Under a new Labour government the Minister for Gozo will be responsible for implementing the plan formulated by the regional council.
Under a new labour government, Gozo’s minister will also be responsible for the policy of Gozo channel. This seems to exclude the ministry from the actual running of the company.
Till 2003 Gozo Channel fell under the responsibility of Giovanna Debono but now the company has been taken over by Austin Gatt’s super ministry. In this way, the company’s financial performance is no longer linked to the electoral fortunes of Gozo’s minister.
The MLP’s document seems to create a distinction between policy and the actual financial running of the company, but the proposal is too vague.
The new ministry proposed by Labour will also be responsible for social initiatives like the setting up of day care centres.
In many ways some of the functions outlined in the draft policy document for the new minister are those of a mayor of a glorified local council. Its tasks ranging from day care for the elderly to recreational facilities for young people.
Like most other Labour documents, Labour’s plan for Gozo includes all sorts of fiscal incentives for Gozitan industries. But the document falls short of showing how the government will make up for its loss in revenue from taxation.
Although the document recognises that Gozo has the highest number of empty dwellings, it also proposes the identification of an area for housing estates in the centre of Gozo - an indication that under Labour Gozo will have to endure more construction and development.

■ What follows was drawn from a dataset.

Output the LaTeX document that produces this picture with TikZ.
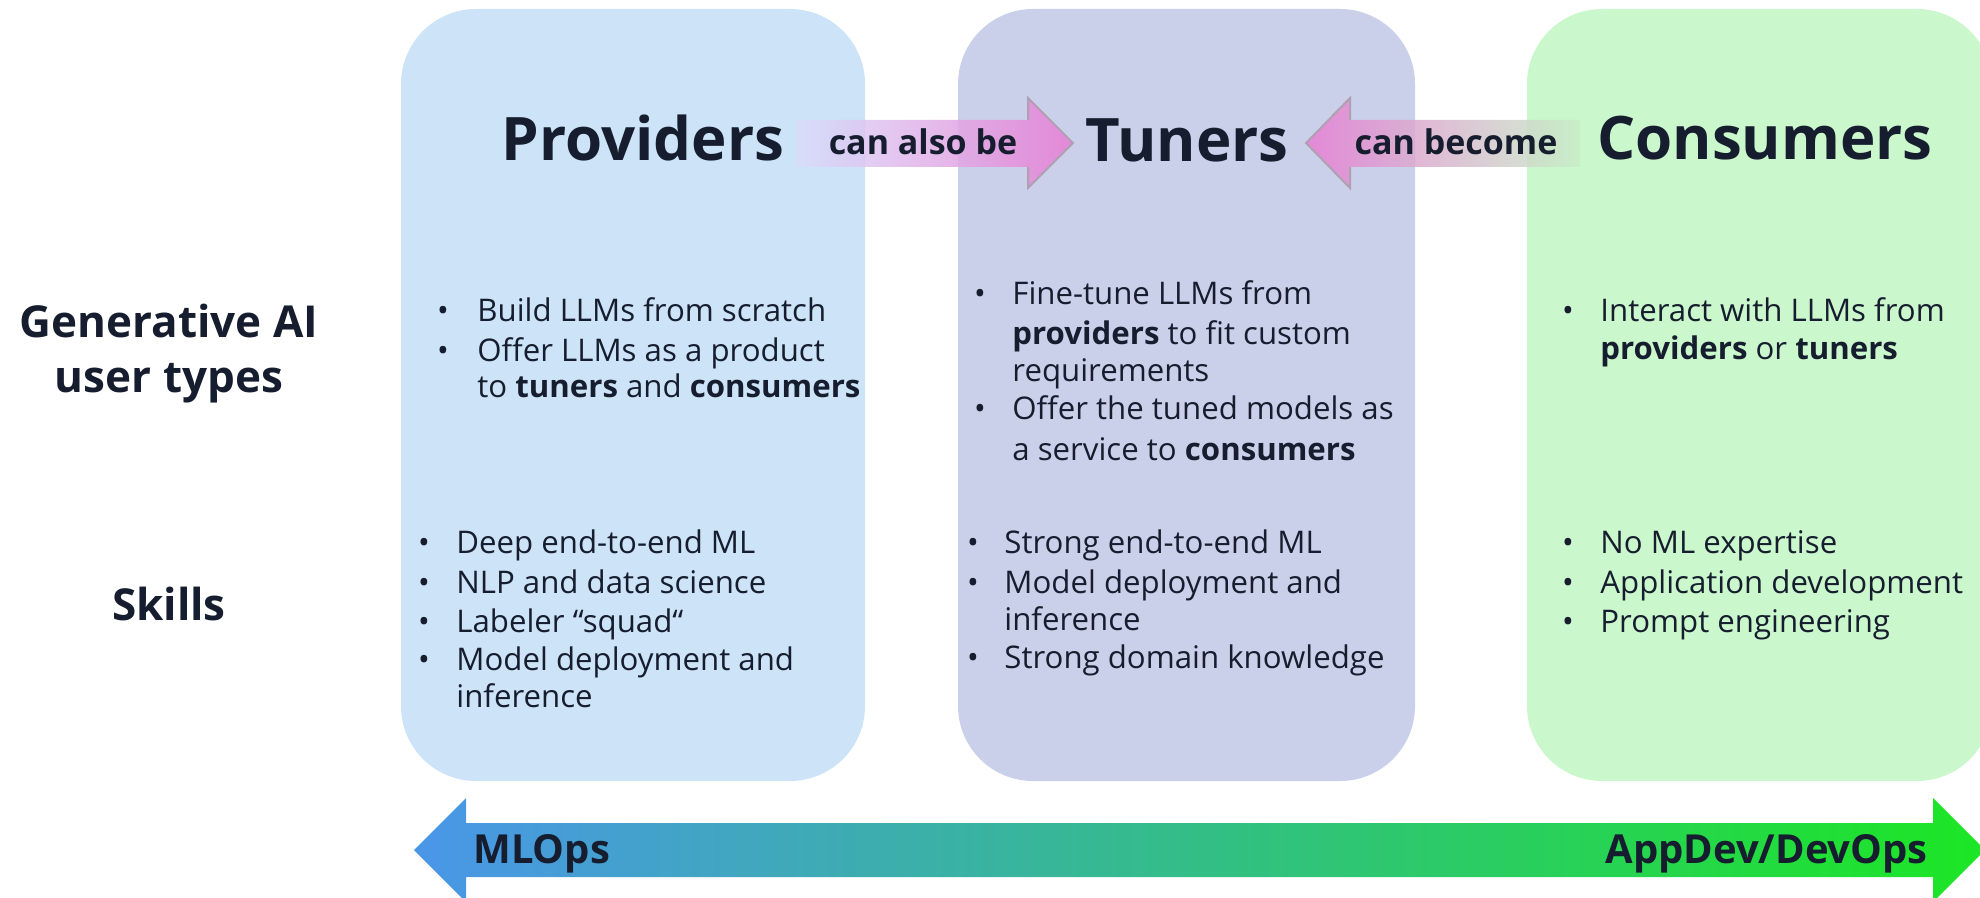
\documentclass[tikz,border=0pt]{standalone}
\usepackage{fontspec}
\setmainfont{Open Sans}

\definecolor{inkdark}{RGB}{22,29,46}
\definecolor{provfill}{RGB}{204,227,248}
\definecolor{tunefill}{RGB}{203,208,234}
\definecolor{consfill}{RGB}{203,247,204}
\definecolor{pinkhead}{RGB}{232,125,212}
\definecolor{paleband}{RGB}{218,222,250}
\definecolor{greyband}{RGB}{200,238,200}
\definecolor{edgegrey}{RGB}{175,160,178}
\definecolor{opsblue}{RGB}{74,150,232}
\definecolor{opsteal}{RGB}{58,200,200}
\definecolor{opsgreen}{RGB}{28,230,36}

\begin{document}
\begin{tikzpicture}[x=0.5pt,y=-0.5pt,
  column/.style={rounded corners=37.5pt},
  heading/.style={inner sep=0pt,text=inkdark,font=\fontsize{30}{36}\selectfont\bfseries,anchor=base},
  rowlabel/.style={inner sep=0pt,text=inkdark,font=\fontsize{22}{27}\selectfont\bfseries,anchor=base},
  linktext/.style={inner sep=0pt,text=inkdark,font=\fontsize{17}{20}\selectfont\bfseries,anchor=base},
  axistext/.style={inner sep=0pt,text=inkdark,font=\fontsize{20}{24}\selectfont\bfseries},
  bodytxt/.style={inner sep=0pt,text=inkdark,font=\fontsize{15.6}{19}\selectfont,anchor=base west},
  bul/.style={inner sep=0pt,text=inkdark,font=\fontsize{15.6}{19}\selectfont,anchor=base},
  headedge/.style={draw=edgegrey,line width=1,line join=miter}
]
\useasboundingbox (0,0) rectangle (1980,898);
\clip (0,0) rectangle (1980,898);

% three role columns
\fill[provfill,column] (401,9) rectangle (865,781);
\fill[tunefill,column] (958,9) rectangle (1415,781);
\fill[consfill,column] (1527,9) rectangle (1992,781);

% "can also be" arrow towards the tuners
\path[left color=paleband,right color=pinkhead,fill opacity=0.85]
  (796,120) -- (1028,120) -- (1028,98) -- (1073,143) -- (1028,188) -- (1028,167) -- (796,167) -- cycle;
\draw[headedge] (1028,120) -- (1028,98) -- (1073,143) -- (1028,188) -- (1028,167);

% "can become" arrow towards the tuners
\path[left color=pinkhead,right color=greyband,fill opacity=0.85]
  (1580,120) -- (1350,120) -- (1350,98) -- (1306,143) -- (1350,188) -- (1350,167) -- (1580,167) -- cycle;
\draw[headedge] (1350,120) -- (1350,98) -- (1306,143) -- (1350,188) -- (1350,167);

% headings
\node[heading] (prov) at (643,161) {Providers};
\node[heading] (tune) at (1187,162) {Tuners};
\node[heading] (cons) at (1765,160) {Consumers};
\node[linktext] (alsobe) at (923,155) {can also be};
\node[linktext] (become) at (1456,155) {can become};

% row labels
\node[rowlabel] (gen1) at (169,338) {Generative AI};
\node[rowlabel] (gen2) at (169,393) {user types};
\node[rowlabel] (skills) at (169,620) {Skills};

% providers: user type
\node[bul] (pb1) at (443,322) {•};
\node[bodytxt] (pt1) at (477,322) {Build LLMs from scratch};
\node[bul] (pb2) at (443,362) {•};
\node[bodytxt] (pt2) at (477,362) {Offer LLMs as a product};
\node[bodytxt] (pt3) at (477,398) {to \textbf{tuners} and \textbf{consumers}};

% providers: skills
\node[bul] (ps1b) at (424,553) {•};
\node[bodytxt] (ps1) at (456,553) {Deep end-to-end ML};
\node[bul] (ps2b) at (424,593) {•};
\node[bodytxt] (ps2) at (456,593) {NLP and data science};
\node[bul] (ps3b) at (424,632) {•};
\node[bodytxt] (ps3) at (456,632) {Labeler “squad“};
\node[bul] (ps4b) at (424,670) {•};
\node[bodytxt] (ps4) at (456,670) {Model deployment and};
\node[bodytxt] (ps5) at (456,707) {inference};

% tuners: user type
\node[bul] (tb1) at (980,305) {•};
\node[bodytxt] (tt1) at (1012,305) {Fine-tune LLMs from};
\node[bodytxt] (tt2) at (1012,345) {\textbf{providers} to fit custom};
\node[bodytxt] (tt3) at (1012,382) {requirements};
\node[bul] (tb2) at (980,420) {•};
\node[bodytxt] (tt4) at (1012,420) {Offer the tuned models as};
\node[bodytxt] (tt5) at (1012,460) {a service to \textbf{consumers}};

% tuners: skills
\node[bul] (ts1b) at (973,553) {•};
\node[bodytxt] (ts1) at (1004,553) {Strong end-to-end ML};
\node[bul] (ts2b) at (973,593) {•};
\node[bodytxt] (ts2) at (1004,593) {Model deployment and};
\node[bodytxt] (ts3) at (1004,630) {inference};
\node[bul] (ts4b) at (973,668) {•};
\node[bodytxt] (ts4) at (1004,668) {Strong domain knowledge};

% consumers: user type
\node[bul] (cb1) at (1568,322) {•};
\node[bodytxt] (ct1) at (1600,322) {Interact with LLMs from};
\node[bodytxt] (ct2) at (1600,360) {\textbf{providers} or \textbf{tuners}};

% consumers: skills
\node[bul] (cs1b) at (1568,553) {•};
\node[bodytxt] (cs1) at (1600,553) {No ML expertise};
\node[bul] (cs2b) at (1568,593) {•};
\node[bodytxt] (cs2) at (1600,593) {Application development};
\node[bul] (cs3b) at (1568,632) {•};
\node[bodytxt] (cs3) at (1600,632) {Prompt engineering};

% MLOps to AppDev/DevOps spectrum
\path[left color=opsblue,middle color=opsteal,right color=opsgreen]
  (466,823) -- (1933,823) -- (1933,798) -- (1985,850) -- (1933,902) -- (1933,877)
  -- (466,877) -- (466,902) -- (414,850) -- (466,798) -- cycle;
\node[axistext,anchor=base west] (mlops) at (473,863) {MLOps};
\node[axistext,anchor=base east] (devops) at (1928,863) {AppDev/DevOps};
\end{tikzpicture}
\end{document}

Ironically this measure is presented as a way to kick-start the construction industry in Gozo at the very moment that the PN government has opened the floodgates of development in Gozo through the so-called rationalisation of boundaries.
The MLP is still committed to develop a golf course in Gozo. In this sense Labour has yet to solve a major contradiction; that of opposing residential development accompanying golf while proposing a golf course for Gozo.
Labour’s enthusiasm for a new yacht marina in environmentally sensitive Gozo, has been tampered with by giving an option between a completely new yacht marina and the extension of the present one.
Although Labour constantly lambastes the bureaucracy stifling the Malta Tourism Authority, it promises to create a parallel Gozitan Tourism Authority, which will market Gozo separately. This could offer an advantage in giving Gozo its own unique label but it could also be an opportunity to create more jobs for the boys.
One notable absence in the new plan is lack of any mention for air transport from Malta to Gozo. The MLP’s document on the environment had excluded any mention of an airstrip. Labour MP and spokesperson for Gozo Anton Refalo favours the development of an airstrip but this is opposed by the other Gozitan MP Justyne Caruana.
But the document could give environmentalists enough reason to worry by the mention of an alternative road linking Mgarr to the rest of the island.
The new road is deemed important as a measure mitigating Gozo’s double insularity. The document states that if the present road is blocked or damaged, Gozo will lose its lifeline to the world.
Labour has given Gozo 82 pages of attention. Yet it might take more than words to win a district which Labour has never won.